Requirement:
Images are not part of the copy; transcribe all the data exactly.

Source excerpt:
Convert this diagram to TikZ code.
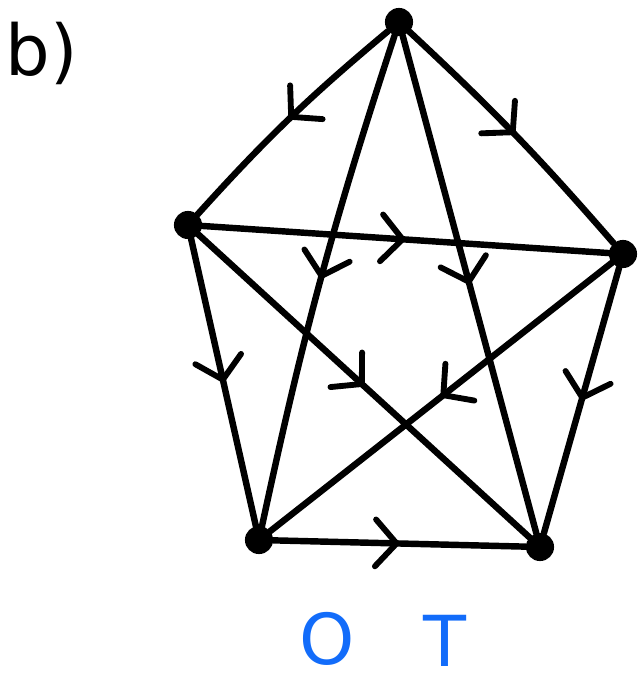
\documentclass[tikz,border=0pt]{standalone}
\usepackage{fontspec}
\setmainfont{DejaVu Sans}
\usetikzlibrary{arrows.meta,decorations.markings}
\definecolor{penblue}{RGB}{18,108,250}

\begin{document}
\begin{tikzpicture}[x=0.03cm,y=0.03cm,
  vertex/.style={circle,fill=black,inner sep=0pt,minimum size=24pt},
  edge/.style={line width=5.5pt,line cap=round,
    decoration={markings,mark=at position 0.5 with {\arrow[line width=5pt]{Straight Barb[length=18pt,width=40pt,round]}}},
    postaction={decorate}},
  hand/.style={font=\fontsize{60}{70}\selectfont}]
\useasboundingbox (0,0) rectangle (638,687);
\node[hand] (lbl) at (42,634) {b)};
\node[vertex] (t) at (399,665) {};
\node[vertex] (l) at (188,462) {};
\node[vertex] (r) at (623,433) {};
\node[vertex] (bl) at (259,147) {};
\node[vertex] (br) at (540,140) {};
\draw[edge] (t) to[bend right=4] (l);
\draw[edge] (t) to[bend left=3] (r);
\draw[edge] (l) -- (r);
\draw[edge] (t) to[bend right=3] (bl);
\draw[edge] (t) -- (br);
\draw[edge] (l) -- (bl);
\draw[edge] (l) -- (br);
\draw[edge] (r) -- (bl);
\draw[edge] (r) -- (br);
\draw[edge] (bl) -- (br);
\node[hand,text=penblue,inner sep=1pt] (o) at (327,48) {O};
\node[hand,text=penblue,inner sep=1pt] (tt) at (445,46) {T};
\end{tikzpicture}
\end{document}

Written answer:
Convert this diagram to TikZ code.
\documentclass[tikz,border=0pt]{standalone}
\usepackage{fontspec}
\setmainfont{DejaVu Sans}
\usetikzlibrary{arrows.meta,decorations.markings}
\definecolor{penblue}{RGB}{18,108,250}

\begin{document}
\begin{tikzpicture}[x=0.03cm,y=0.03cm,
  vertex/.style={circle,fill=black,inner sep=0pt,minimum size=24pt},
  edge/.style={line width=5.5pt,line cap=round,
    decoration={markings,mark=at position 0.5 with {\arrow[line width=5pt]{Straight Barb[length=18pt,width=40pt,round]}}},
    postaction={decorate}},
  hand/.style={font=\fontsize{60}{70}\selectfont}]
\useasboundingbox (0,0) rectangle (638,687);
\node[hand] (lbl) at (42,634) {b)};
\node[vertex] (t) at (399,665) {};
\node[vertex] (l) at (188,462) {};
\node[vertex] (r) at (623,433) {};
\node[vertex] (bl) at (259,147) {};
\node[vertex] (br) at (540,140) {};
\draw[edge] (t) to[bend right=4] (l);
\draw[edge] (t) to[bend left=3] (r);
\draw[edge] (l) -- (r);
\draw[edge] (t) to[bend right=3] (bl);
\draw[edge] (t) -- (br);
\draw[edge] (l) -- (bl);
\draw[edge] (l) -- (br);
\draw[edge] (r) -- (bl);
\draw[edge] (r) -- (br);
\draw[edge] (bl) -- (br);
\node[hand,text=penblue,inner sep=1pt] (o) at (327,48) {O};
\node[hand,text=penblue,inner sep=1pt] (tt) at (445,46) {T};
\end{tikzpicture}
\end{document}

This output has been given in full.